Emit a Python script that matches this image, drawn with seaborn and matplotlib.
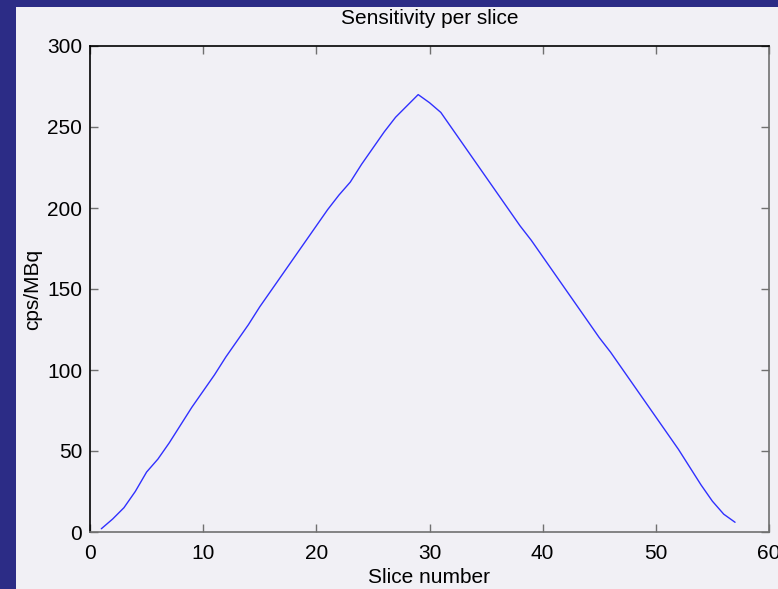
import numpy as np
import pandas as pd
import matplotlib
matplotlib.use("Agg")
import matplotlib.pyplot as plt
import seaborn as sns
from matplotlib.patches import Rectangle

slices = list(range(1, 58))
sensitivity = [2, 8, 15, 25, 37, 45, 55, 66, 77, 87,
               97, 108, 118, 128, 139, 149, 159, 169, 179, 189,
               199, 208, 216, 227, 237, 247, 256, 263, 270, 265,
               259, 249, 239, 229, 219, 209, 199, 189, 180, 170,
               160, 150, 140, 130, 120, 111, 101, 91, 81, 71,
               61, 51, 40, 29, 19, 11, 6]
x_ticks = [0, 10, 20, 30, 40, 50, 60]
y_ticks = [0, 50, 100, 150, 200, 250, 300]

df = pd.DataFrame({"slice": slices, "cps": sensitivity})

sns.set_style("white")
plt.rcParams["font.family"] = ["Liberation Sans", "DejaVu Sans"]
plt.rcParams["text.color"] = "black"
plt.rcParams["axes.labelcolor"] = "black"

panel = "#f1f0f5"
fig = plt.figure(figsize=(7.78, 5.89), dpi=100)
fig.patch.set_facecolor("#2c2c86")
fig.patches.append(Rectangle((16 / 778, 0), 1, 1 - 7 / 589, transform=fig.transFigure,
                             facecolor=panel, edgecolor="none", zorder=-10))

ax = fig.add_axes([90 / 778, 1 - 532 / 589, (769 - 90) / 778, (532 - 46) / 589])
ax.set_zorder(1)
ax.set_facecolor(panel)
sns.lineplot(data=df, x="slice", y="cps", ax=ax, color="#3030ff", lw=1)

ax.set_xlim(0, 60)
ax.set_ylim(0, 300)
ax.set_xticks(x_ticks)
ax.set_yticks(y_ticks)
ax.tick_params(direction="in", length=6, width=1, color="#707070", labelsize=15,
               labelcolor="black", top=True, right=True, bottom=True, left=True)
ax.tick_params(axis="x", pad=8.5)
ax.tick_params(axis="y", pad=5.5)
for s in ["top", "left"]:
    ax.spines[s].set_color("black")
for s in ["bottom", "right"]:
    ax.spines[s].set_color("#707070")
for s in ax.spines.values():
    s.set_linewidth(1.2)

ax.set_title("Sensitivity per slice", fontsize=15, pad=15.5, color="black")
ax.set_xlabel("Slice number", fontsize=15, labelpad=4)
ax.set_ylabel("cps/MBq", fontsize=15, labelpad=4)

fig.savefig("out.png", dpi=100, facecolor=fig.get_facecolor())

-=-=-=-=-

◆ **Set exercise**: Each line above is to be copied verbatim. Drop any image from the copy.

◆ **Answer to the exercise**:
Emit a Python script that matches this image, drawn with seaborn and matplotlib.
import numpy as np
import pandas as pd
import matplotlib
matplotlib.use("Agg")
import matplotlib.pyplot as plt
import seaborn as sns
from matplotlib.patches import Rectangle

slices = list(range(1, 58))
sensitivity = [2, 8, 15, 25, 37, 45, 55, 66, 77, 87,
               97, 108, 118, 128, 139, 149, 159, 169, 179, 189,
               199, 208, 216, 227, 237, 247, 256, 263, 270, 265,
               259, 249, 239, 229, 219, 209, 199, 189, 180, 170,
               160, 150, 140, 130, 120, 111, 101, 91, 81, 71,
               61, 51, 40, 29, 19, 11, 6]
x_ticks = [0, 10, 20, 30, 40, 50, 60]
y_ticks = [0, 50, 100, 150, 200, 250, 300]

df = pd.DataFrame({"slice": slices, "cps": sensitivity})

sns.set_style("white")
plt.rcParams["font.family"] = ["Liberation Sans", "DejaVu Sans"]
plt.rcParams["text.color"] = "black"
plt.rcParams["axes.labelcolor"] = "black"

panel = "#f1f0f5"
fig = plt.figure(figsize=(7.78, 5.89), dpi=100)
fig.patch.set_facecolor("#2c2c86")
fig.patches.append(Rectangle((16 / 778, 0), 1, 1 - 7 / 589, transform=fig.transFigure,
                             facecolor=panel, edgecolor="none", zorder=-10))

ax = fig.add_axes([90 / 778, 1 - 532 / 589, (769 - 90) / 778, (532 - 46) / 589])
ax.set_zorder(1)
ax.set_facecolor(panel)
sns.lineplot(data=df, x="slice", y="cps", ax=ax, color="#3030ff", lw=1)

ax.set_xlim(0, 60)
ax.set_ylim(0, 300)
ax.set_xticks(x_ticks)
ax.set_yticks(y_ticks)
ax.tick_params(direction="in", length=6, width=1, color="#707070", labelsize=15,
               labelcolor="black", top=True, right=True, bottom=True, left=True)
ax.tick_params(axis="x", pad=8.5)
ax.tick_params(axis="y", pad=5.5)
for s in ["top", "left"]:
    ax.spines[s].set_color("black")
for s in ["bottom", "right"]:
    ax.spines[s].set_color("#707070")
for s in ax.spines.values():
    s.set_linewidth(1.2)

ax.set_title("Sensitivity per slice", fontsize=15, pad=15.5, color="black")
ax.set_xlabel("Slice number", fontsize=15, labelpad=4)
ax.set_ylabel("cps/MBq", fontsize=15, labelpad=4)

fig.savefig("out.png", dpi=100, facecolor=fig.get_facecolor())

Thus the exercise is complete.